╭─ Excerpted records
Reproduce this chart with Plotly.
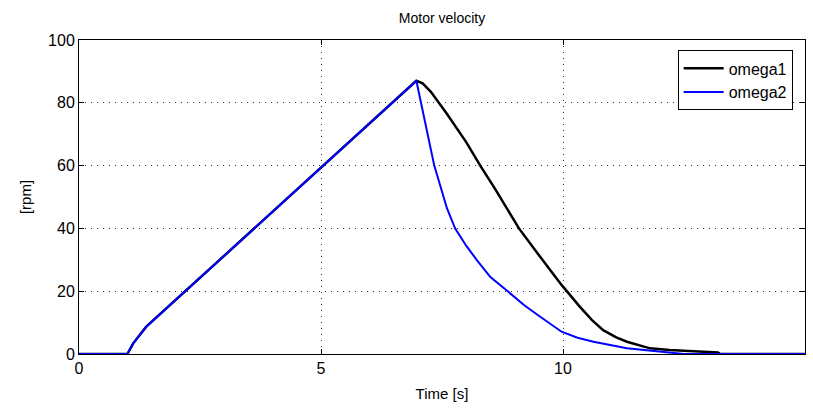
import plotly.graph_objects as go

# omega1 (black)
t1 = [0, 1.0, 1.12, 1.22, 1.39, 6.97, 7.1, 7.27, 7.6, 8.0, 8.29, 8.6, 9.09, 9.5, 9.97, 10.35, 10.6, 10.83, 11.1, 11.32, 11.8, 12.2, 12.6, 13.2, 13.25, 15]
w1 = [0, 0, 3.4, 5.5, 8.7, 87, 86.2, 83.5, 76.5, 67.5, 60, 52.5, 40, 31.5, 22, 15, 10.8, 7.6, 5.3, 3.9, 1.8, 1.3, 0.9, 0.5, 0, 0]

# omega2 (blue)
t2 = [0, 1.0, 1.12, 1.22, 1.39, 6.97, 7.08, 7.17, 7.34, 7.46, 7.6, 7.77, 8.0, 8.22, 8.5, 8.87, 9.2, 9.5, 9.97, 10.3, 10.63, 11.32, 12.0, 12.5, 15]
w2 = [0, 0, 3.4, 5.5, 8.7, 87, 79, 72, 60, 53.8, 46.5, 40, 34.5, 29.9, 24.5, 19.8, 15.5, 12.2, 7.1, 5.2, 3.9, 1.8, 0.7, 0, 0]

x_ticks = [0, 5, 10, 15]
y_ticks = [0, 20, 40, 60, 80, 100]

FONT = "Liberation Sans Narrow, Arial Narrow, Liberation Sans, Arial, sans-serif"

fig = go.Figure()
fig.add_trace(go.Scatter(x=t1, y=w1, mode="lines", name="omega1",
                         line=dict(color="black", width=2.5)))
fig.add_trace(go.Scatter(x=t2, y=w2, mode="lines", name="omega2",
                         line=dict(color="#0000FF", width=2)))

axis_common = dict(
    showline=True, linecolor="black", linewidth=1, mirror="ticks",
    ticks="inside", ticklen=5, tickcolor="black", tickwidth=1,
    showgrid=True, gridcolor="#333333", gridwidth=1, griddash="1px,5px",
    zeroline=False, tickfont=dict(family=FONT, size=16, color="black"),
)

fig.update_layout(
    width=813, height=410,
    margin=dict(l=79, r=8, t=40, b=56),
    paper_bgcolor="white", plot_bgcolor="white",
    title=dict(text="Motor velocity", x=0.5, xref="paper", xanchor="center",
               y=0.955, yanchor="middle",
               font=dict(family=FONT, size=14, color="black")),
    xaxis=dict(range=[0, 15], tickvals=x_ticks,
               title=dict(text="Time [s]", standoff=12,
                          font=dict(family=FONT, size=15, color="black")),
               **axis_common),
    yaxis=dict(range=[0, 100], tickvals=y_ticks,
               title=dict(text="[rpm]", standoff=12,
                          font=dict(family=FONT, size=15, color="black")),
               **axis_common),
    legend=dict(x=0.983, y=0.967, xanchor="right", yanchor="top",
                bgcolor="white", bordercolor="black", borderwidth=1,
                font=dict(family=FONT, size=16, color="black"),
                itemwidth=40, tracegroupgap=4),
    showlegend=True,
)

fig.write_html("out.html")
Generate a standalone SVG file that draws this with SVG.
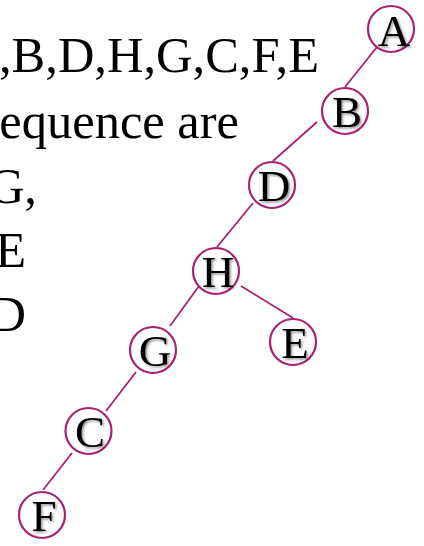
<svg xmlns="http://www.w3.org/2000/svg" width="424" height="546" viewBox="0 0 424 546">
<defs>
<style>
.txt{font-family:"Liberation Serif","Times New Roman",serif;font-size:50.5px;fill:#000}
.node circle{fill:#fff;stroke:#A8226E;stroke-width:2.2}
.node text{font-family:"Liberation Serif","Times New Roman",serif;font-size:45px;fill:#000;text-anchor:middle;filter:url(#sh)}
.edges line{stroke:#A8226E;stroke-width:1.8}
</style>
<filter id="sh" x="-30%" y="-30%" width="160%" height="160%">
<feDropShadow dx="1.5" dy="1.5" stdDeviation="1" flood-color="#000" flood-opacity="0.45"/>
</filter>
</defs>
<rect width="424" height="546" fill="#fff"/>
<g id="text-left" class="txt">
<text x="319" y="72" text-anchor="end">,B,D,H,G,C,F,E</text>
<text x="239" y="138" text-anchor="end">equence are</text>
<text x="37" y="203" text-anchor="end">G,</text>
<text x="26" y="267" text-anchor="end">E</text>
<text x="26" y="331" text-anchor="end">D</text>
</g>
<g id="edges" class="edges">
<line x1="377" y1="47" x2="345" y2="87"/>
<line x1="317" y1="122" x2="273" y2="161"/>
<line x1="253" y1="203" x2="217" y2="247"/>
<line x1="199" y1="286" x2="170" y2="326"/>
<line x1="241" y1="286" x2="293" y2="318"/>
<line x1="136" y1="372" x2="106" y2="411"/>
<line x1="72" y1="453" x2="43" y2="490"/>
</g>
<g id="node-A" class="node"><circle cx="391" cy="29" r="23"/><text x="394" y="46">A</text></g>
<g id="node-B" class="node"><circle cx="345" cy="111" r="23"/><text x="347" y="127">B</text></g>
<g id="node-D" class="node"><circle cx="272" cy="185" r="23"/><text x="274" y="201">D</text></g>
<g id="node-H" class="node"><circle cx="216" cy="271" r="23"/><text x="218" y="287">H</text></g>
<g id="node-E" class="node"><circle cx="293" cy="342" r="23"/><text x="295" y="358">E</text></g>
<g id="node-G" class="node"><circle cx="153" cy="350" r="23"/><text x="155" y="366">G</text></g>
<g id="node-C" class="node"><circle cx="88.5" cy="431" r="23"/><text x="90" y="447">C</text></g>
<g id="node-F" class="node"><circle cx="42" cy="515" r="23"/><text x="44" y="531">F</text></g>
</svg>
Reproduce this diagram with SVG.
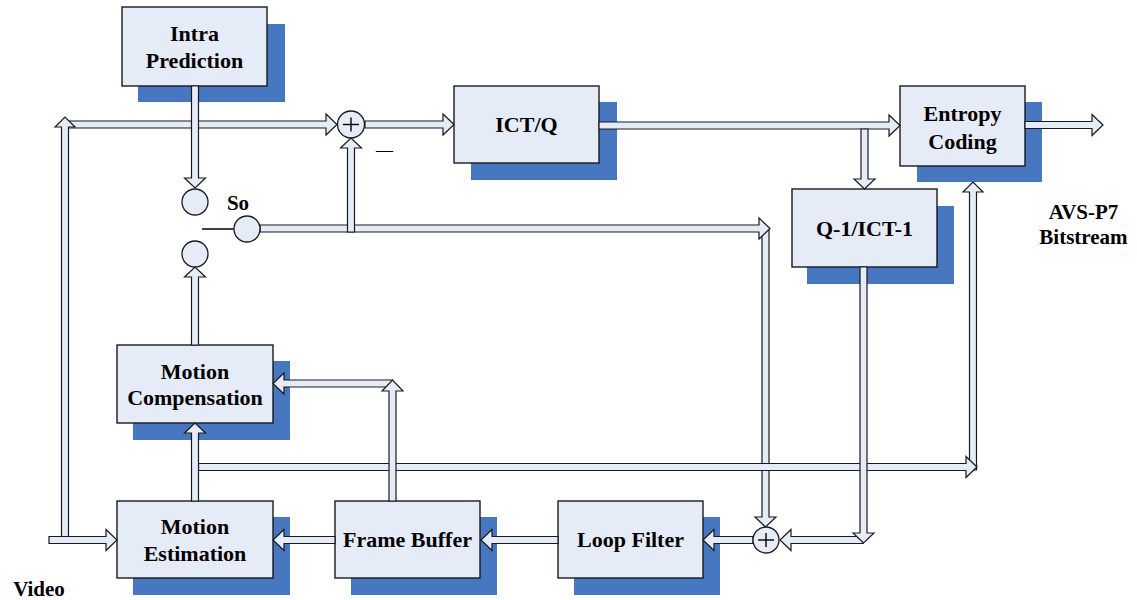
<svg xmlns="http://www.w3.org/2000/svg" width="1137" height="600" viewBox="0 0 1137 600">
<defs>
<style>
.shadow{fill:#4877C1;}
.box{fill:#E6ECF7;stroke:#1a1a1a;stroke-width:1.4;}
.lbl{font-family:"Liberation Serif","Times New Roman",serif;font-weight:bold;font-size:22px;fill:#000;text-anchor:middle;}
.ext{font-family:"Liberation Serif","Times New Roman",serif;font-weight:bold;font-size:21px;fill:#000;text-anchor:middle;}
.arr{fill:#E6ECF7;stroke:#1a1a1a;stroke-width:1.2;stroke-linejoin:miter;}
.circ{fill:#E6ECF7;stroke:#1a1a1a;stroke-width:1.3;}
.sign{stroke:#000;stroke-width:1.4;fill:none;}
</style>
</defs>
<rect width="1137" height="600" fill="#fff"/>

<g id="intra-prediction">
  <rect class="shadow" x="138" y="24" width="147" height="78"/>
  <rect class="box" x="122" y="7" width="145" height="79"/>
  <text class="lbl" x="194.5" y="40.5">Intra</text>
  <text class="lbl" x="194.5" y="67.5">Prediction</text>
</g>

<g id="ict-q">
  <rect class="shadow" x="471" y="102" width="146" height="78"/>
  <rect class="box" x="454" y="86" width="145" height="77"/>
  <text class="lbl" x="526.5" y="132">ICT/Q</text>
</g>

<g id="entropy-coding">
  <rect class="shadow" x="917" y="102" width="125" height="80"/>
  <rect class="box" x="900" y="86" width="125" height="80"/>
  <text class="lbl" x="962.5" y="120.5">Entropy</text>
  <text class="lbl" x="962.5" y="148.5">Coding</text>
</g>

<g id="inverse-q-ict">
  <rect class="shadow" x="807" y="206" width="147" height="78"/>
  <rect class="box" x="792" y="189" width="145" height="78"/>
  <text class="lbl" x="864.5" y="235.5">Q-1/ICT-1</text>
</g>

<g id="motion-compensation">
  <rect class="shadow" x="133" y="361" width="157" height="79"/>
  <rect class="box" x="117" y="345" width="156" height="78"/>
  <text class="lbl" x="195" y="378.5">Motion</text>
  <text class="lbl" x="195" y="404.5">Compensation</text>
</g>

<g id="motion-estimation">
  <rect class="shadow" x="133" y="517" width="157" height="78"/>
  <rect class="box" x="117" y="501" width="156" height="77"/>
  <text class="lbl" x="195" y="533.5">Motion</text>
  <text class="lbl" x="195" y="560.5">Estimation</text>
</g>

<g id="frame-buffer">
  <rect class="shadow" x="351" y="517" width="146" height="78"/>
  <rect class="box" x="335" y="501" width="145" height="77"/>
  <text class="lbl" x="407.5" y="546.5">Frame Buffer</text>
</g>

<g id="loop-filter">
  <rect class="shadow" x="574" y="517" width="146" height="78"/>
  <rect class="box" x="558" y="501" width="145" height="77"/>
  <text class="lbl" x="630.5" y="546.5">Loop Filter</text>
</g>

<g id="connectors">
  <!-- input to subtractor -->
  <polygon class="arr" points="65,121 326,121 326,114 337,124.5 326,135 326,128 65,128"/>
  <polygon class="arr" points="61.5,543 61.5,127 55,127 65,117 75,127 68.5,127 68.5,543"/>
  <polygon class="arr" points="49,536.5 106,536.5 106,529.5 117,540 106,550.5 106,543.5 49,543.5"/>
  <!-- intra down -->
  <polygon class="arr" points="191.5,86 191.5,178 184.5,178 195,188 205.5,178 198.5,178 198.5,86"/>
  <!-- subtractor to ICT/Q -->
  <polygon class="arr" points="365,121 443,121 443,114 454,124.5 443,135 443,128 365,128"/>
  <!-- ICT/Q to entropy -->
  <polygon class="arr" points="599,122 889,122 889,115 900,125.5 889,136 889,129 599,129"/>
  <polygon class="arr" points="861,129 861,179 854,179 864.5,189 875,179 868,179 868,129"/>
  <!-- entropy out -->
  <polygon class="arr" points="1025,121.5 1092,121.5 1092,114.5 1103,125 1092,135.5 1092,128.5 1025,128.5"/>
  <!-- switch output -->
  <polygon class="arr" points="762,228 762,517 755,517 765.5,527 776,517 769,517 769,228"/>
  <polygon class="arr" points="260,225 759,225 759,218 770,228.5 759,239 759,232 260,232"/>
  <polygon class="arr" points="347.5,232 347.5,148 340.5,148 351,138 361.5,148 354.5,148 354.5,232"/>
  <!-- long horizontal to entropy -->
  <polygon class="arr" points="969.5,470 969.5,192 963,192 973,182 983,192 976.5,192 976.5,470"/>
  <polygon class="arr" points="198.5,463.5 966,463.5 966,456.5 977,467 966,477.5 966,470.5 198.5,470.5"/>
  <!-- MC up to switch -->
  <polygon class="arr" points="191.5,345 191.5,277 184.5,277 195,267 205.5,277 198.5,277 198.5,345"/>
  <!-- ME up to MC -->
  <polygon class="arr" points="191.5,501 191.5,433 184.5,433 195,423 205.5,433 198.5,433 198.5,501"/>
  <!-- FB to MC -->
  <polygon class="arr" points="392.5,380 284,380 284,373 273,383.5 284,394 284,387 392.5,387"/>
  <polygon class="arr" points="389,501 389,391 382,391 392.5,380 403,391 396,391 396,501"/>
  <!-- bottom chain -->
  <polygon class="arr" points="335,536.5 284,536.5 284,529.5 273,540 284,550.5 284,543.5 335,543.5"/>
  <polygon class="arr" points="558,536.5 492,536.5 492,529.5 481,540 492,550.5 492,543.5 558,543.5"/>
  <polygon class="arr" points="753,536.5 714,536.5 714,529.5 703,540 714,550.5 714,543.5 753,543.5"/>
  <polygon class="arr" points="863,536.5 791,536.5 791,529.5 780,540 791,550.5 791,543.5 863,543.5"/>
  <polygon class="arr" points="860,267 860,533 853,533 863.5,543 874,533 867,533 867,267"/>
  <!-- switch lever -->
  <line x1="202" y1="229" x2="234" y2="229" stroke="#111" stroke-width="1.6"/>
</g>

<g id="subtractor">
  <circle class="circ" cx="351" cy="124.5" r="13.5"/>
  <line class="sign" x1="343" y1="124.5" x2="359" y2="124.5"/>
  <line class="sign" x1="351" y1="117.5" x2="351" y2="131.5"/>
  <text x="384.5" y="155" font-family="Liberation Serif, serif" font-size="17" text-anchor="middle" fill="#000">—</text>
</g>

<g id="adder">
  <circle class="circ" cx="766" cy="540" r="13"/>
  <line class="sign" x1="758" y1="540" x2="774" y2="540"/>
  <line class="sign" x1="766" y1="533" x2="766" y2="547"/>
</g>

<g id="switch">
  <circle class="circ" cx="195" cy="202" r="13"/>
  <circle class="circ" cx="195" cy="254" r="13"/>
  <circle class="circ" cx="247" cy="229" r="13"/>
  <text class="ext" x="238" y="210">So</text>
</g>

<g id="labels">
  <text class="ext" x="1083.5" y="218.5">AVS-P7</text>
  <text class="ext" x="1083.5" y="244">Bitstream</text>
  <text class="ext" x="39" y="596">Video</text>
</g>
</svg>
╰─
Exercise directions
Take the lines above from the top of the records through the one with "Sans Narrow, Arial" and repeat them exactly, without any pictures.

Expected output
Reproduce this chart with Plotly.
import plotly.graph_objects as go

# omega1 (black)
t1 = [0, 1.0, 1.12, 1.22, 1.39, 6.97, 7.1, 7.27, 7.6, 8.0, 8.29, 8.6, 9.09, 9.5, 9.97, 10.35, 10.6, 10.83, 11.1, 11.32, 11.8, 12.2, 12.6, 13.2, 13.25, 15]
w1 = [0, 0, 3.4, 5.5, 8.7, 87, 86.2, 83.5, 76.5, 67.5, 60, 52.5, 40, 31.5, 22, 15, 10.8, 7.6, 5.3, 3.9, 1.8, 1.3, 0.9, 0.5, 0, 0]

# omega2 (blue)
t2 = [0, 1.0, 1.12, 1.22, 1.39, 6.97, 7.08, 7.17, 7.34, 7.46, 7.6, 7.77, 8.0, 8.22, 8.5, 8.87, 9.2, 9.5, 9.97, 10.3, 10.63, 11.32, 12.0, 12.5, 15]
w2 = [0, 0, 3.4, 5.5, 8.7, 87, 79, 72, 60, 53.8, 46.5, 40, 34.5, 29.9, 24.5, 19.8, 15.5, 12.2, 7.1, 5.2, 3.9, 1.8, 0.7, 0, 0]

x_ticks = [0, 5, 10, 15]
y_ticks = [0, 20, 40, 60, 80, 100]

FONT = "Liberation Sans Narrow, Arial Narrow, Liberation Sans, Arial, sans-serif"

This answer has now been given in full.